The Visual Effects Director of Photography sits at a unique interface: between traditional cinematography and the demands of digital post-production. While a standard Director of Photography is primarily responsible for the immediate optical quality of the image, the VFX Director of Photography must simultaneously anticipate the needs of the VFX Supervisor and the compositing department. This specifically means positioning and moving the camera in such a way that tracking points, reference objects, and lighting information are available for subsequent digital manipulation.
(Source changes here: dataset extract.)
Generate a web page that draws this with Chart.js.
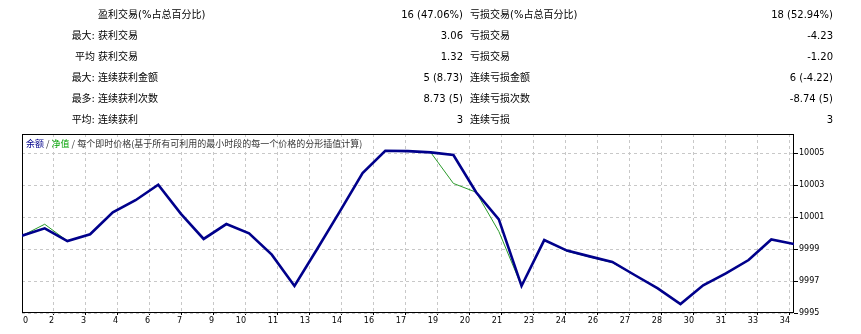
<!DOCTYPE html>
<html>
<head>
<meta charset="utf-8">
<script src="https://cdn.jsdelivr.net/npm/chart.js@4.4.1/dist/chart.umd.min.js"></script>
<style>
body { margin: 0; background: #fff; font-family: "DejaVu Sans", "Noto Sans CJK SC", sans-serif; }
#wrap { position: relative; width: 861px; height: 334px; overflow: hidden; }
#grafico { position: absolute; left: 0; top: 0; }
.t { position: absolute; font-size: 10px; line-height: 14px; color: #000; white-space: pre; }
.r { text-align: right; }
#titulo { position: absolute; left: 26px; top: 138px; font-size: 9px; line-height: 12px; color: #333;
  white-space: pre; font-family: "Noto Sans CJK SC", "DejaVu Sans", sans-serif; }
</style>
</head>
<body>
<div id="wrap">
  <canvas id="grafico" width="861" height="334"></canvas>
  <div id="tabela"></div>
  <div id="titulo"><span style="color:#00008b">余额</span> / <span style="color:#00a000">净值</span> / 每个即时价格(基于所有可利用的最小时段的每一个价格的分形插值计算)</div>
</div>
<script>
// tabela de estatísticas
const prefixos = ['', '最大:', '平均', '最大:', '最多:', '平均:']
const rotulosGanho = ['盈利交易(%占总百分比)', '获利交易', '获利交易', '连续获利金额', '连续获利次数', '连续获利']
const valoresGanho = ['16 (47.06%)', '3.06', '1.32', '5 (8.73)', '8.73 (5)', '3']
const rotulosPerda = ['亏损交易(%占总百分比)', '亏损交易', '亏损交易', '连续亏损金额', '连续亏损次数', '连续亏损']
const valoresPerda = ['18 (52.94%)', '-4.23', '-1.20', '6 (-4.22)', '-8.74 (5)', '3']

// dados do gráfico (número da operação -> saldo / patrimônio)
const operacoes = [0, 1, 2, 3, 4, 5, 6, 7, 8, 9, 10, 11, 12, 13, 14, 15, 16, 17, 18, 19, 20, 21, 22, 23, 24, 25, 26, 27, 28, 29, 30, 31, 32, 33, 34]
const saldo = [9999.83, 10000.29, 9999.50, 9999.92, 10001.29, 10002.05, 10003.02, 10001.20, 9999.63, 10000.56,
  9999.98, 9998.65, 9996.69, 9999.00, 10001.35, 10003.75, 10005.14, 10005.12, 10005.04, 10004.88,
  10002.55, 10000.85, 9996.69, 9999.56, 9998.90, 9998.54, 9998.19, 9997.36, 9996.54, 9995.56,
  9996.73, 9997.48, 9998.31, 9999.60, 9999.31]
const patrimonio = [9999.83, 10000.55, 9999.50, 9999.92, 10001.29, 10002.05, 10003.02, 10001.20, 9999.63, 10000.58,
  9999.98, 9998.65, 9996.69, 9999.00, 10001.35, 10003.75, 10005.14, 10005.12, 10005.04, 10003.10,
  10002.55, 10000.10, 9996.69, 9999.56, 9998.86, 9998.50, 9998.15, 9997.36, 9996.54, 9995.56,
  9996.73, 9997.48, 9998.31, 9999.60, 9999.31]
const ticksY = [9995, 9997, 9999, 10001, 10003, 10005]
const rotulosX = ['0', '2', '3', '4', '6', '7', '9', '10', '11', '13', '14', '16', '17', '19', '20', '21', '23', '24', '26', '27', '28', '30', '31', '33', '34']

const passoGradeX = 1.4093 // uma linha de grade a cada 32px

function montarTabela() {
    const tabela = document.getElementById('tabela')
    let html = ''
    prefixos.forEach((p, i) => {
        const topo = 8 + i * 20.9
        html += `<div class="t r" style="left:0;width:95px;top:${topo}px">${p}</div>`
        html += `<div class="t" style="left:98px;top:${topo}px">${rotulosGanho[i]}</div>`
        html += `<div class="t r" style="left:300px;width:163px;top:${topo}px">${valoresGanho[i]}</div>`
        html += `<div class="t" style="left:470px;top:${topo}px">${rotulosPerda[i]}</div>`
        html += `<div class="t r" style="left:640px;width:193px;top:${topo}px">${valoresPerda[i]}</div>`
    })
    tabela.innerHTML = html
}

// moldura preta em volta da área do gráfico
const moldura = {
    id: 'moldura',
    beforeDatasetsDraw(chart) {
        const { ctx, chartArea: a } = chart
        ctx.save()
        ctx.strokeStyle = '#000'
        ctx.lineWidth = 1
        ctx.strokeRect(a.left + 0.5, a.top + 0.5, a.right - a.left - 1, a.bottom - a.top - 1)
        ctx.restore()
    }
}

function desenharGrafico() {
    const ctx = document.getElementById('grafico').getContext('2d')
    const fonteEixo = { family: 'DejaVu Sans', size: 8 }

    new Chart(ctx, {
        type: 'line',
        data: {
            datasets: [{
                label: '余额',
                data: operacoes.map((x, i) => ({ x, y: saldo[i] })),
                borderColor: '#00008b',
                borderWidth: 2.6,
                pointRadius: 0,
                tension: 0,
                fill: false
            }, {
                label: '净值',
                data: operacoes.map((x, i) => ({ x, y: patrimonio[i] })),
                borderColor: '#2a9a2a',
                borderWidth: 1,
                pointRadius: 0,
                tension: 0,
                fill: false
            }]
        },
        options: {
            responsive: false,
            animation: false,
            layout: { padding: { left: 22, top: 134, right: 0, bottom: 0 } },
            plugins: { legend: { display: false }, tooltip: { enabled: false } },
            scales: {
                x: {
                    type: 'linear',
                    min: 0,
                    max: 34,
                    afterBuildTicks: axis => {
                        // o primeiro rótulo fica um pouco para dentro, como no original
                        axis.ticks = rotulosX.map((r, i) => ({ value: i === 0 ? 0.27 : i * passoGradeX }))
                    },
                    afterFit: s => { s.height = 21 },
                    ticks: {
                        autoSkip: false,
                        maxRotation: 0,
                        align: 'end',
                        padding: 1,
                        color: '#000',
                        font: fonteEixo,
                        callback: (v, i) => rotulosX[i]
                    },
                    grid: {
                        color: c => c.index === 0 ? 'rgba(0,0,0,0)' : '#c8c8c8',
                        tickColor: c => c.index === 0 ? 'rgba(0,0,0,0)' : '#000',
                        tickLength: 2
                    },
                    border: { display: false, dash: [3, 3] }
                },
                y: {
                    position: 'right',
                    min: 9995,
                    max: 10006.19,
                    afterBuildTicks: axis => { axis.ticks = ticksY.map(v => ({ value: v })) },
                    afterFit: s => { s.width = 67 },
                    ticks: {
                        padding: 1,
                        color: '#000',
                        font: fonteEixo,
                        callback: v => String(v)
                    },
                    grid: { color: '#c8c8c8', tickColor: '#000', tickLength: 4 },
                    border: { display: false, dash: [3, 3] }
                }
            }
        },
        plugins: [moldura]
    })
}

montarTabela()
desenharGrafico()
</script>
</body>
</html>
Key practical tasks on set: The VFX Director of Photography coordinates the placement of tracking markers (usually highly reflective balls or targets) without them being visible in the final image. They continuously communicate with the VFX Supervisor about camera movements—every pan, every dolly, every zoom must be documented and often tested multiple times. Lighting is handled differently than in purely practical scenes: one thinks in terms of HDR information, reflections, and shadow mapping. Additional reference shots are often filmed—an empty location, a white ball in the same spot, different angles for light reconstruction. The VFX Director of Photography must understand that camera calibration (focal length, sensor size, distortion) needs to be precisely documented so that 3D artists can rebuild the scene in the computer.

The difference from a regular Director of Photography becomes particularly evident in green screen work and partial VFX shots. Here, lighting is often planned in a hybrid manner—practical lights for the actors, but simultaneously consistent with what will be added digitally later. This requires a deep understanding of color science, keying requirements, and compositing workflows. A VFX Director of Photography without chroma key experience will quickly become a bottleneck in post-production.

Mindset difference: While a traditional Director of Photography makes intuitive, image-aesthetic decisions, the VFX Director of Photography works methodically and documents everything. Every decision is coordinated with the VFX team. This can seem frustrating—more meetings, more preparation, fewer spontaneous creative solutions. But it prevents expensive reshoots and enables compositing artists to do their work properly in the first place. In larger productions, this is now a separate role; in smaller budgets, the Director of Photography must take on this role themselves.